= Shifman Mattress Company =

New Jersey mattress maker founded 1893

Shifman Mattress Company (established in 1893) is a manufacturer and distributor of handcrafted sleeping mattresses. The mattresses are made using hand-tufting techniques, eight-way hand-tied boxsprings, natural materials, and are two-sided. The company's headquarters are located in Newark, New Jersey.

== History ==
Shifman & Bro. Mattress Company was founded in 1893 when brothers, Abraham and Samuel Shifman established a bedding manufacturing company. Twenty-three years later, Samuel bought out his brother's interest and changed the company's name to Shifman Bros., Inc. when his three sons, Milton, Simon and Arthur joined the company. In 1918, the company moved to its current location at One Mott Street in Newark, NJ. Throughout the 20th century, the Shifman family was slow to adjust to changes in the industry. Consumers wanted firmer bedding, more fashionable covers and brand name recognition.

In 1985, Mike Hammer purchased the company from Robert and Burton Shifman, grandsons of Samuel. Over the next several years, Hammer changed the name to Shifman Mattress Company and instituted improvements to manufacturing and design procedure.

In 1994, Mike's youngest son, Bill, joined the company and is currently the company's president. In 2008, the company expanded its facility by 40 percent in order to enhance its manufacturing capabilities and meet the growing demand for its mattresses.
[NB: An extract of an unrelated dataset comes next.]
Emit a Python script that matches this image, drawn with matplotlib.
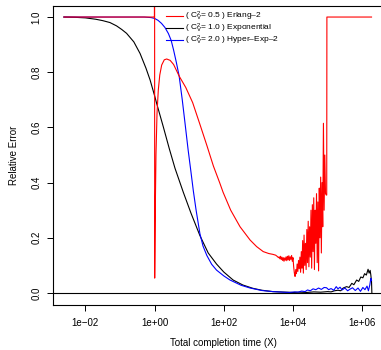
import matplotlib
matplotlib.use("Agg")
import matplotlib.pyplot as plt
import numpy as np

plt.rcParams["font.family"] = ["Liberation Sans", "DejaVu Sans"]
plt.rcParams["mathtext.fontset"] = "custom"
plt.rcParams["mathtext.rm"] = "Liberation Sans"
plt.rcParams["mathtext.it"] = "Liberation Sans"

# curves: log10(x) and relative error
red_logx = [-2.62, -0.02, -0.005, 0.0, 0.003, 0.01, 0.02, 0.04, 0.07, 0.107, 0.15,
            0.205, 0.28, 0.35, 0.45, 0.55, 0.71, 0.90, 1.10, 1.30, 1.51, 1.70,
            1.88, 1.98, 2.20, 2.47, 2.76, 2.95, 3.14, 3.30, 3.42, 3.50, 3.55, 3.58, 3.60,
            3.62, 3.64, 3.66, 3.68, 3.70, 3.72, 3.74, 3.76, 3.78, 3.80, 3.82,
            3.84, 3.86, 3.88, 3.90, 3.92, 3.94, 3.96, 3.98, 4.00, 4.02, 4.04,
            4.06, 4.08, 4.10, 4.12, 4.14, 4.16, 4.18, 4.20, 4.22, 4.24, 4.26,
            4.28, 4.30, 4.32, 4.34, 4.36, 4.38, 4.40, 4.42, 4.44, 4.46, 4.48,
            4.50, 4.52, 4.54, 4.56, 4.58, 4.60, 4.62, 4.64, 4.66, 4.68, 4.70,
            4.72, 4.74, 4.76, 4.78, 4.80, 4.82, 4.84, 4.86, 4.88, 4.90, 4.92,
            4.94, 4.96, 4.975, 4.98, 6.27]
red_err = [1.0, 1.0, 1.0, 1.5, 0.054, 0.15, 0.3, 0.5, 0.65, 0.735, 0.79,
           0.826, 0.845, 0.848, 0.843, 0.828, 0.786, 0.745, 0.69, 0.615, 0.535, 0.46,
           0.40, 0.365, 0.30, 0.24, 0.192, 0.168, 0.150, 0.143, 0.140, 0.137, 0.132, 0.128, 0.131,
           0.124, 0.133, 0.121, 0.130, 0.118, 0.128, 0.115, 0.127, 0.119, 0.131, 0.117,
           0.133, 0.120, 0.135, 0.118, 0.131, 0.122, 0.136, 0.115, 0.128, 0.095, 0.072,
           0.060, 0.085, 0.070, 0.105, 0.078, 0.118, 0.088, 0.130, 0.075, 0.150, 0.090,
           0.190, 0.072, 0.210, 0.100, 0.180, 0.085, 0.230, 0.110, 0.260, 0.095, 0.240,
           0.130, 0.300, 0.090, 0.320, 0.150, 0.345, 0.085, 0.300, 0.180, 0.360, 0.110,
           0.330, 0.080, 0.380, 0.200, 0.420, 0.145, 0.400, 0.240, 0.615, 0.300, 0.500,
           0.360, 0.355, 0.355, 1.0, 1.0]

black_logx = [-2.62, -2.3, -2.0, -1.7, -1.5, -1.29, -1.1, -0.95, -0.81, -0.6, -0.42,
              -0.25, -0.13, 0.0, 0.06, 0.25, 0.425, 0.59, 0.83, 1.05, 1.31, 1.55,
              1.79, 2.0, 2.27, 2.55, 2.84, 3.1, 3.42, 3.8, 4.0, 4.2, 4.4, 4.6, 4.8,
              5.0, 5.1, 5.2, 5.3, 5.38, 5.45, 5.55, 5.62, 5.70, 5.76, 5.84, 5.90,
              5.96, 6.02, 6.07, 6.12, 6.17, 6.20, 6.23, 6.25, 6.27, 6.28]
black_err = [1.0, 0.999, 0.997, 0.992, 0.987, 0.980, 0.968, 0.955, 0.941, 0.91, 0.868,
             0.815, 0.772, 0.715, 0.687, 0.603, 0.523, 0.452, 0.365, 0.29, 0.208, 0.145,
             0.105, 0.076, 0.047, 0.029, 0.017, 0.010, 0.005, 0.003, 0.002, 0.003, 0.002, 0.004, 0.003,
             0.005, 0.004, 0.008, 0.010, 0.008, 0.018, 0.023, 0.020, 0.035, 0.030, 0.047, 0.042,
             0.058, 0.055, 0.070, 0.065, 0.086, 0.072, 0.082, 0.065, 0.040, 0.0]

blue_logx = [-2.62, -0.30, -0.10, 0.0, 0.10, 0.20, 0.30, 0.40, 0.48, 0.55, 0.63,
             0.71, 0.80, 0.88, 0.97, 1.05, 1.12, 1.20, 1.31, 1.40, 1.51, 1.65,
             1.79, 2.0, 2.18, 2.50, 2.76, 3.10, 3.42, 3.7, 3.9, 4.05, 4.15, 4.25,
             4.35, 4.42, 4.50, 4.58, 4.66, 4.74, 4.82, 4.90, 4.97, 5.03, 5.10,
             5.18, 5.25, 5.30, 5.36, 5.42, 5.50, 5.58, 5.65, 5.72, 5.80, 5.88,
             5.95, 6.02, 6.08, 6.14, 6.18, 6.22, 6.25, 6.27]
blue_err = [1.0, 1.0, 0.998, 0.995, 0.988, 0.977, 0.962, 0.94, 0.915, 0.88, 0.835,
            0.786, 0.70, 0.615, 0.518, 0.44, 0.37, 0.30, 0.215, 0.17, 0.136, 0.104,
            0.083, 0.062, 0.047, 0.028, 0.018, 0.009, 0.005, 0.003, 0.002, 0.004, 0.003, 0.007,
            0.005, 0.011, 0.008, 0.015, 0.012, 0.018, 0.013, 0.020, 0.019, 0.012, 0.016,
            0.010, 0.023, 0.015, 0.021, 0.011, 0.018, 0.008, 0.014, 0.019, 0.009, 0.018,
            0.006, 0.020, 0.012, 0.025, 0.008, 0.029, 0.053, 0.045]

labels = ["( $\\mathrm{C_V^2}$= 0.5 ) Erlang\u20132",
          "( $\\mathrm{C_V^2}$= 1.0 ) Exponential",
          "( $\\mathrm{C_V^2}$= 2.0 ) Hyper\u2013Exp\u20132"]
xticks = [1e-2, 1e0, 1e2, 1e4, 1e6]
xtick_labels = ["1e\u221202", "1e+00", "1e+02", "1e+04", "1e+06"]
yticks = [0.0, 0.2, 0.4, 0.6, 0.8, 1.0]

fig = plt.figure(figsize=(3.81, 3.5), dpi=100)
ax = fig.add_axes([53 / 381, 45 / 350, 340 / 381, 299 / 350])

lw = 0.8
ax.plot(10 ** np.array(black_logx), black_err, color="black", lw=lw)
ax.plot(10 ** np.array(blue_logx), blue_err, color="#0000FF", lw=lw)
ax.plot(10 ** np.array(red_logx), red_err, color="#FF0000", lw=lw)
ax.axhline(0, color="black", lw=lw)

ax.set_xscale("log")
ax.set_xlim(10 ** -2.936, 10 ** (-2.936 + 340 / 34.6))
ax.set_ylim(-0.0435, 1.04)
ax.set_xticks(xticks)
ax.set_xticklabels(xtick_labels)
ax.minorticks_off()
ax.set_yticks(yticks)
ax.set_yticklabels([f"{v:.1f}" for v in yticks], rotation=90, va="center")
ax.tick_params(axis="both", length=4.5, width=0.7, labelsize=7, direction="out")
ax.tick_params(axis="x", pad=5)
ax.tick_params(axis="y", pad=4)
for s in ax.spines.values():
    s.set_linewidth(0.8)

ax.set_xlabel("Total completion time (X)", fontsize=7, labelpad=7)
ax.set_ylabel("Relative Error", fontsize=7, labelpad=9)

handles = [plt.Line2D([], [], color=c, lw=lw) for c in ["#FF0000", "black", "#0000FF"]]
fig.legend(handles, labels, loc="upper left", bbox_to_anchor=(166 / 381, 1 - 10 / 350),
           frameon=False, fontsize=6, handlelength=2.0, handletextpad=0.25,
           labelspacing=-0.15, borderpad=0, borderaxespad=0)

fig.savefig("out.png", dpi=100)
== Products and process ==
Shifman Mattresses are two-sided and handmade using techniques including hand-tufting, natural cotton and eight-way, hand-tied box springs. Boxsprings are prepared by combining frames built with Canadian Spruce wood and hourglass-shaped steel upholstery-grade coils. The coils are interlaced with Italian twine using Shifman's eight-way, hand-tying system.
The layers of cotton and upholstery are combined using a hand-tufting process popularly known in the early 20th century as Sanotuft. Hand-tufting securely locks the mattress' elements in place using a large needle replacing the button with a less noticeable stitch. The average Shifman mattress takes anywhere from 7 ½ to 12 ½ hours to produce.